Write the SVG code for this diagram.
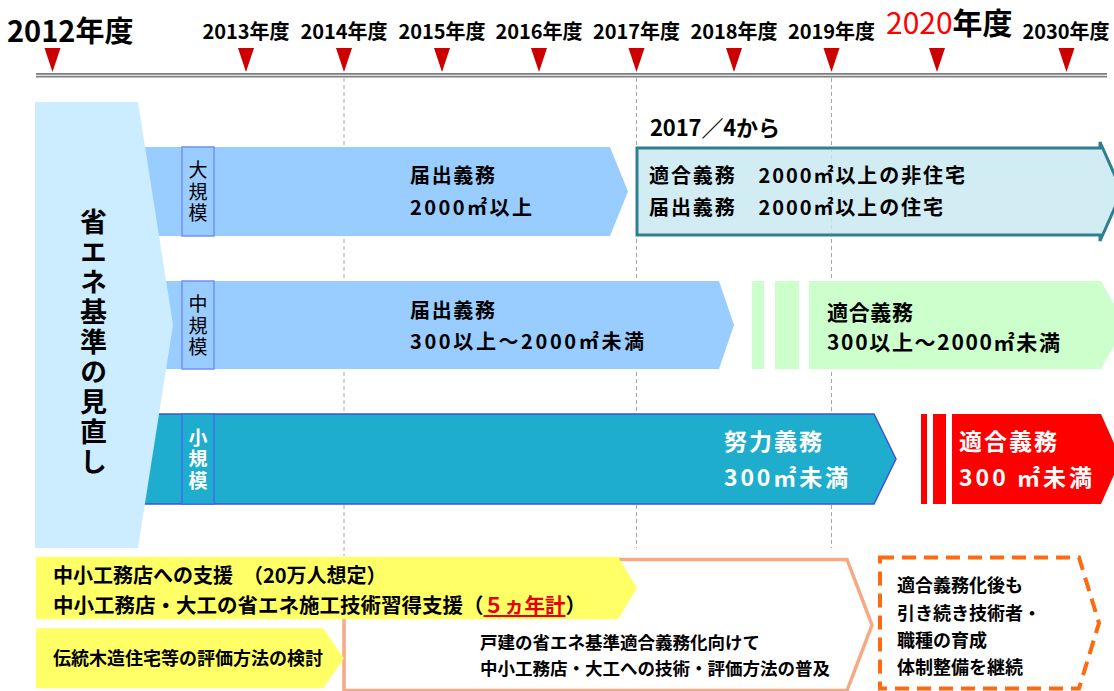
<svg xmlns="http://www.w3.org/2000/svg" width="1114" height="691" viewBox="0 0 1114 691">
<style>
text{font-family:"Noto Sans CJK JP","Noto Sans CJK SC",sans-serif;fill:#000}
.b{font-weight:bold}
.yr{font-size:20px;font-weight:bold;text-anchor:middle}
.tri{fill:#CC0000}
.vd{stroke:#A6A6A6;stroke-width:1;stroke-dasharray:4 3;fill:none}
.lbl{font-size:19px;writing-mode:vertical-rl;letter-spacing:2.5px}
.t20{font-size:20px;font-weight:bold}
.w{fill:#FFFFFF}
</style>
<defs>
<polygon id="tri" points="-8,48 8,48 0,72"/>
</defs>

<g id="guides">
<line class="vd" x1="344" y1="78" x2="344" y2="556"/>
<line class="vd" x1="636.5" y1="78" x2="636.5" y2="548"/>
<line class="vd" x1="831.5" y1="78" x2="831.5" y2="548"/>
</g>

<g id="timeline">
<line x1="36" y1="75.3" x2="1107" y2="75.3" stroke="#7F7F7F" stroke-width="4.5"/>
<line x1="36" y1="75.3" x2="1107" y2="75.3" stroke="#E3E3E3" stroke-width="1.2"/>
<use href="#tri" class="tri" x="52.5"/>
<use href="#tri" class="tri" x="246"/>
<use href="#tri" class="tri" x="344"/>
<use href="#tri" class="tri" x="442"/>
<use href="#tri" class="tri" x="539"/>
<use href="#tri" class="tri" x="636.5"/>
<use href="#tri" class="tri" x="734"/>
<use href="#tri" class="tri" x="831.5"/>
<use href="#tri" class="tri" x="937"/>
<use href="#tri" class="tri" x="1066.5"/>
<text x="7" y="41.5" class="b" style="font-size:29px">2012年度</text>
<text x="246" y="38.5" class="yr">2013年度</text>
<text x="344" y="38.5" class="yr">2014年度</text>
<text x="442" y="38.5" class="yr">2015年度</text>
<text x="539" y="38.5" class="yr">2016年度</text>
<text x="636.5" y="38.5" class="yr">2017年度</text>
<text x="734" y="38.5" class="yr">2018年度</text>
<text x="831.5" y="38.5" class="yr">2019年度</text>
<text x="886" y="33.5" style="font-size:30px"><tspan style="fill:#FF0000">2020</tspan><tspan class="b">年度</tspan></text>
<text x="1066" y="38.5" class="yr">2030年度</text>
</g>

<g id="row-large">
<polygon points="140,147 610,147 628,191.5 610,236 140,236" fill="#99CCFF"/>
<text x="410" y="183" class="t20" textLength="85">届出義務</text>
<text x="410" y="215" class="t20" textLength="122">2000㎡以上</text>
</g>

<g id="row-large-new">
<path d="M637,148 L1100,148 L1100,142 L1122,191.5 L1100,241 L1100,235 L637,235 Z" fill="rgb(200,232,242)" fill-opacity="0.82" stroke="#307E91" stroke-width="3"/>
<text x="650" y="136" class="b" style="font-size:22px" textLength="130">2017／4から</text>
<text x="649" y="183" class="t20" textLength="316">適合義務　2000㎡以上の非住宅</text>
<text x="649" y="215" class="t20" textLength="294">届出義務　2000㎡以上の住宅</text>
</g>

<g id="row-medium">
<polygon points="140,281 719,281 734,325 719,369 140,369" fill="#99CCFF"/>
<text x="410" y="318" class="t20" textLength="85">届出義務</text>
<text x="410" y="349" class="t20" textLength="234">300以上～2000㎡未満</text>
</g>

<g id="row-medium-new">
<rect x="752" y="281" width="12" height="88" fill="#CCFFCC"/>
<rect x="775" y="281" width="24" height="88" fill="#CCFFCC"/>
<polygon points="809,281 1101,281 1126,325 1101,369 809,369" fill="#CCFFCC"/>
<text x="827" y="320" class="b" style="font-size:21px" textLength="86">適合義務</text>
<text x="827" y="350" class="b" style="font-size:21px" textLength="233">300以上～2000㎡未満</text>
</g>

<g id="row-small">
<polygon points="140,414 874,414 896,459 874,504 140,504" fill="#1FADCE" stroke="#3F51D8" stroke-width="1.5"/>
<text x="724" y="450" class="b w" style="font-size:23px" textLength="98">努力義務</text>
<text x="724" y="486" class="b w" style="font-size:23px" textLength="124">300㎡未満</text>
</g>

<g id="row-small-new">
<rect x="921" y="414" width="6" height="90" fill="#FF0000"/>
<rect x="933" y="414" width="13" height="90" fill="#FF0000"/>
<polygon points="952,414 1101,414 1121,459 1101,504 952,504" fill="#FF0000"/>
<text x="959" y="450" class="b w" style="font-size:23px" textLength="98">適合義務</text>
<text x="959" y="486" class="b w" style="font-size:23px" textLength="133">300 ㎡未満</text>
</g>

<g id="review">
<polygon points="35,102 138,102 173,325 138,548 35,548" fill="#CCECFF"/>
<text x="93.5" y="208" class="b" style="font-size:27px;writing-mode:vertical-rl;letter-spacing:3px">省エネ基準の見直し</text>
</g>

<g id="label-large">
<rect x="182" y="147" width="32" height="89" fill="#99CCFF" stroke="#6F8FFF" stroke-width="1.5"/>
<text x="198" y="160.5" class="lbl">大規模</text>
</g>
<g id="label-medium">
<rect x="182" y="281" width="32" height="88" fill="#99CCFF" stroke="#6F8FFF" stroke-width="1.5"/>
<text x="198" y="294.5" class="lbl">中規模</text>
</g>
<g id="label-small">
<rect x="182" y="414" width="32" height="90" fill="#1FADCE" stroke="#3F6FF0" stroke-width="1.5"/>
<text x="198" y="428" class="lbl b w">小規模</text>
</g>

<g id="spread">
<path d="M344,559.5 L847,559.5 L872,625 L847,690.5 L344,690.5 Z" fill="#FFFFFF" stroke="#F7A982" stroke-width="3.5"/>
<text x="480" y="649" class="b" style="font-size:17.5px">戸建の省エネ基準適合義務化向けて</text>
<text x="480" y="675" class="b" style="font-size:17.5px">中小工務店・大工への技術・評価方法の普及</text>
</g>

<g id="support">
<polygon points="36,556.7 618,556.7 637,588 618,619.3 36,619.3" fill="#FFFF66"/>
<text x="53" y="583" class="t20">中小工務店への支援　（20万人想定）</text>
<text x="53" y="613" class="t20" style="font-size:20.5px">中小工務店・大工の省エネ施工技術習得支援（<tspan style="fill:#E60000;text-decoration:underline">５ヵ年計</tspan>）</text>
</g>

<g id="traditional">
<polygon points="36,628.3 323,628.3 344,658.3 323,688.3 36,688.3" fill="#FFFF66"/>
<text x="53" y="665" class="b" style="font-size:18px">伝統木造住宅等の評価方法の検討</text>
</g>

<g id="continue">
<path d="M880,557.5 L1079,557.5 L1099,623 L1079,688.5 L880,688.5 Z" fill="#FFFFFF" stroke="#FF6A10" stroke-width="4" stroke-dasharray="14 8"/>
<text x="897" y="592" class="b" style="font-size:18px">適合義務化後も</text>
<text x="897" y="620" class="b" style="font-size:18px">引き続き技術者・</text>
<text x="897" y="647" class="b" style="font-size:18px">職種の育成</text>
<text x="897" y="674" class="b" style="font-size:18px">体制整備を継続</text>
</g>
</svg>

┄┄┄┄┄┄┄┄┄┄┄┄┄┄┄┄┄┄┄┄

- Exercise instructions -
Extract every line of the data exactly; pictures stay out.

- Solution to this task -
Write the SVG code for this diagram.
<svg xmlns="http://www.w3.org/2000/svg" width="1114" height="691" viewBox="0 0 1114 691">
<style>
text{font-family:"Noto Sans CJK JP","Noto Sans CJK SC",sans-serif;fill:#000}
.b{font-weight:bold}
.yr{font-size:20px;font-weight:bold;text-anchor:middle}
.tri{fill:#CC0000}
.vd{stroke:#A6A6A6;stroke-width:1;stroke-dasharray:4 3;fill:none}
.lbl{font-size:19px;writing-mode:vertical-rl;letter-spacing:2.5px}
.t20{font-size:20px;font-weight:bold}
.w{fill:#FFFFFF}
</style>
<defs>
<polygon id="tri" points="-8,48 8,48 0,72"/>
</defs>

<g id="guides">
<line class="vd" x1="344" y1="78" x2="344" y2="556"/>
<line class="vd" x1="636.5" y1="78" x2="636.5" y2="548"/>
<line class="vd" x1="831.5" y1="78" x2="831.5" y2="548"/>
</g>

<g id="timeline">
<line x1="36" y1="75.3" x2="1107" y2="75.3" stroke="#7F7F7F" stroke-width="4.5"/>
<line x1="36" y1="75.3" x2="1107" y2="75.3" stroke="#E3E3E3" stroke-width="1.2"/>
<use href="#tri" class="tri" x="52.5"/>
<use href="#tri" class="tri" x="246"/>
<use href="#tri" class="tri" x="344"/>
<use href="#tri" class="tri" x="442"/>
<use href="#tri" class="tri" x="539"/>
<use href="#tri" class="tri" x="636.5"/>
<use href="#tri" class="tri" x="734"/>
<use href="#tri" class="tri" x="831.5"/>
<use href="#tri" class="tri" x="937"/>
<use href="#tri" class="tri" x="1066.5"/>
<text x="7" y="41.5" class="b" style="font-size:29px">2012年度</text>
<text x="246" y="38.5" class="yr">2013年度</text>
<text x="344" y="38.5" class="yr">2014年度</text>
<text x="442" y="38.5" class="yr">2015年度</text>
<text x="539" y="38.5" class="yr">2016年度</text>
<text x="636.5" y="38.5" class="yr">2017年度</text>
<text x="734" y="38.5" class="yr">2018年度</text>
<text x="831.5" y="38.5" class="yr">2019年度</text>
<text x="886" y="33.5" style="font-size:30px"><tspan style="fill:#FF0000">2020</tspan><tspan class="b">年度</tspan></text>
<text x="1066" y="38.5" class="yr">2030年度</text>
</g>

<g id="row-large">
<polygon points="140,147 610,147 628,191.5 610,236 140,236" fill="#99CCFF"/>
<text x="410" y="183" class="t20" textLength="85">届出義務</text>
<text x="410" y="215" class="t20" textLength="122">2000㎡以上</text>
</g>

<g id="row-large-new">
<path d="M637,148 L1100,148 L1100,142 L1122,191.5 L1100,241 L1100,235 L637,235 Z" fill="rgb(200,232,242)" fill-opacity="0.82" stroke="#307E91" stroke-width="3"/>
<text x="650" y="136" class="b" style="font-size:22px" textLength="130">2017／4から</text>
<text x="649" y="183" class="t20" textLength="316">適合義務　2000㎡以上の非住宅</text>
<text x="649" y="215" class="t20" textLength="294">届出義務　2000㎡以上の住宅</text>
</g>

<g id="row-medium">
<polygon points="140,281 719,281 734,325 719,369 140,369" fill="#99CCFF"/>
<text x="410" y="318" class="t20" textLength="85">届出義務</text>
<text x="410" y="349" class="t20" textLength="234">300以上～2000㎡未満</text>
</g>

<g id="row-medium-new">
<rect x="752" y="281" width="12" height="88" fill="#CCFFCC"/>
<rect x="775" y="281" width="24" height="88" fill="#CCFFCC"/>
<polygon points="809,281 1101,281 1126,325 1101,369 809,369" fill="#CCFFCC"/>
<text x="827" y="320" class="b" style="font-size:21px" textLength="86">適合義務</text>
<text x="827" y="350" class="b" style="font-size:21px" textLength="233">300以上～2000㎡未満</text>
</g>

<g id="row-small">
<polygon points="140,414 874,414 896,459 874,504 140,504" fill="#1FADCE" stroke="#3F51D8" stroke-width="1.5"/>
<text x="724" y="450" class="b w" style="font-size:23px" textLength="98">努力義務</text>
<text x="724" y="486" class="b w" style="font-size:23px" textLength="124">300㎡未満</text>
</g>

<g id="row-small-new">
<rect x="921" y="414" width="6" height="90" fill="#FF0000"/>
<rect x="933" y="414" width="13" height="90" fill="#FF0000"/>
<polygon points="952,414 1101,414 1121,459 1101,504 952,504" fill="#FF0000"/>
<text x="959" y="450" class="b w" style="font-size:23px" textLength="98">適合義務</text>
<text x="959" y="486" class="b w" style="font-size:23px" textLength="133">300 ㎡未満</text>
</g>

<g id="review">
<polygon points="35,102 138,102 173,325 138,548 35,548" fill="#CCECFF"/>
<text x="93.5" y="208" class="b" style="font-size:27px;writing-mode:vertical-rl;letter-spacing:3px">省エネ基準の見直し</text>
</g>

<g id="label-large">
<rect x="182" y="147" width="32" height="89" fill="#99CCFF" stroke="#6F8FFF" stroke-width="1.5"/>
<text x="198" y="160.5" class="lbl">大規模</text>
</g>
<g id="label-medium">
<rect x="182" y="281" width="32" height="88" fill="#99CCFF" stroke="#6F8FFF" stroke-width="1.5"/>
<text x="198" y="294.5" class="lbl">中規模</text>
</g>
<g id="label-small">
<rect x="182" y="414" width="32" height="90" fill="#1FADCE" stroke="#3F6FF0" stroke-width="1.5"/>
<text x="198" y="428" class="lbl b w">小規模</text>
</g>

<g id="spread">
<path d="M344,559.5 L847,559.5 L872,625 L847,690.5 L344,690.5 Z" fill="#FFFFFF" stroke="#F7A982" stroke-width="3.5"/>
<text x="480" y="649" class="b" style="font-size:17.5px">戸建の省エネ基準適合義務化向けて</text>
<text x="480" y="675" class="b" style="font-size:17.5px">中小工務店・大工への技術・評価方法の普及</text>
</g>

<g id="support">
<polygon points="36,556.7 618,556.7 637,588 618,619.3 36,619.3" fill="#FFFF66"/>
<text x="53" y="583" class="t20">中小工務店への支援　（20万人想定）</text>
<text x="53" y="613" class="t20" style="font-size:20.5px">中小工務店・大工の省エネ施工技術習得支援（<tspan style="fill:#E60000;text-decoration:underline">５ヵ年計</tspan>）</text>
</g>

<g id="traditional">
<polygon points="36,628.3 323,628.3 344,658.3 323,688.3 36,688.3" fill="#FFFF66"/>
<text x="53" y="665" class="b" style="font-size:18px">伝統木造住宅等の評価方法の検討</text>
</g>

<g id="continue">
<path d="M880,557.5 L1079,557.5 L1099,623 L1079,688.5 L880,688.5 Z" fill="#FFFFFF" stroke="#FF6A10" stroke-width="4" stroke-dasharray="14 8"/>
<text x="897" y="592" class="b" style="font-size:18px">適合義務化後も</text>
<text x="897" y="620" class="b" style="font-size:18px">引き続き技術者・</text>
<text x="897" y="647" class="b" style="font-size:18px">職種の育成</text>
<text x="897" y="674" class="b" style="font-size:18px">体制整備を継続</text>
</g>
</svg>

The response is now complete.